# Merry Christmas From The Beatles!



## SeymourKopath (Jul 24, 2012)

Starting today, December 24, 2015, The Beatles music will be available on many of the most popular streaming music services including Amazon Prime Music. 

While The Beatles have made 13 studio albums and 4 compilation albums available, as of now only 10 studio albums are available on Amazon Prime.

I first heard the news from a Tech podcast I listen to every day. I quickly went to my Spotify account and, sure enough, all 17 albums are available for streaming, and for download by Premium subscribers. Guess what I'll be listening to for the next few days! 

More info is available at this BBC.com article: http://www.bbc.com/news/technology-35166985

I hope all of you are as thrilled by this as I am.
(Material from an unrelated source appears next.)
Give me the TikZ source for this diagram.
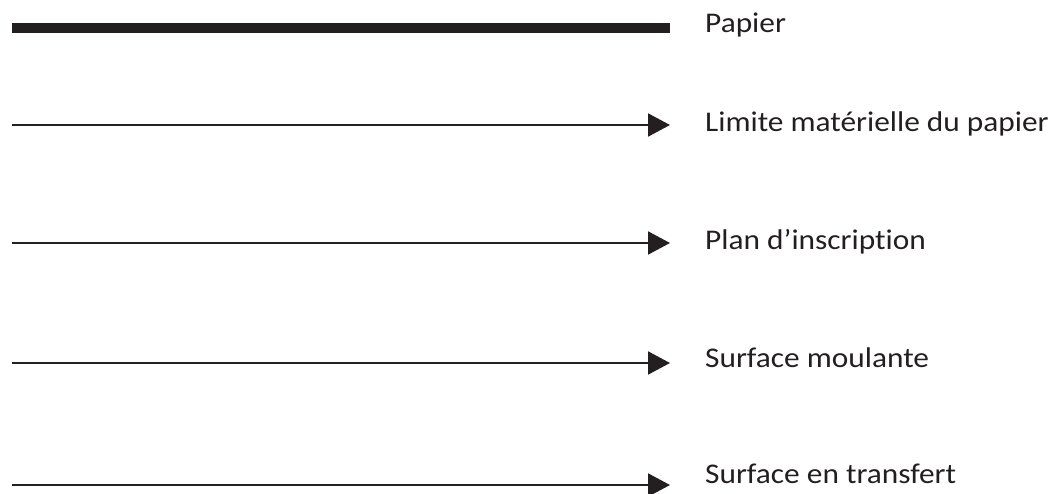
\documentclass[tikz,border=0pt]{standalone}
\usepackage{fontspec}
\setmainfont{Carlito}[FakeStretch=1.1,Ligatures={TeX,NoCommon}]
\usetikzlibrary{arrows.meta,positioning}
\definecolor{ink}{HTML}{231F20}
\tikzset{
  >={Triangle[length=22pt,width=23pt]},
  every node/.style={font=\fontsize{28.5}{34}\selectfont,text=ink},
  lbl/.style={anchor=base west,inner sep=0pt},
  paper/.style={line width=10pt,draw=ink},
  arrow/.style={->,line width=2pt,draw=ink},
}

\begin{document}
\begin{tikzpicture}[x=1pt,y=1pt]
\useasboundingbox (0,0) rectangle (1052,493);

% legend texts
\node[lbl] (papier) at (705,460) {Papier};
\node[lbl] (limite) at (705,361) {Limite matérielle du papier};
\node[lbl] (plan) at (705,243) {Plan d’inscription};
\node[lbl] (moulante) at (705,126) {Surface moulante};
\node[lbl] (transfert) at (705,10) {Surface en transfert};

% line ends
\coordinate (papier-s) at (12,465);   \coordinate (papier-e) at (670,465);
\coordinate (limite-s) at (12,368);   \coordinate (limite-e) at (670,368);
\coordinate (plan-s) at (12,250);     \coordinate (plan-e) at (670,250);
\coordinate (moulante-s) at (12,130); \coordinate (moulante-e) at (670,130);
\coordinate (transfert-s) at (12,8);  \coordinate (transfert-e) at (670,8);

\draw[paper] (papier-s) -- (papier-e);
\foreach \n in {limite,plan,moulante,transfert}{\draw[arrow] (\n-s) -- (\n-e);}

\end{tikzpicture}
\end{document}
Enjoy!


----------



## CegAbq (Mar 17, 2009)

Really enjoyed finding The White Album!


----------



## D/W (Dec 29, 2010)

As a _longtime_ fan, this made me very happy!  I've been streaming Beatles music on my Amazon Echo.

Amazon Prime's Beatles Playlists are excellent, too! Here's a list:

50 Great Beatles Songs
Beatles Dance Party
Beatles Road Trip
Beatles in Love
Acoustic Beatles
Beatles Deep Cuts
Psychedelic Beatles
Run with the Beatles


----------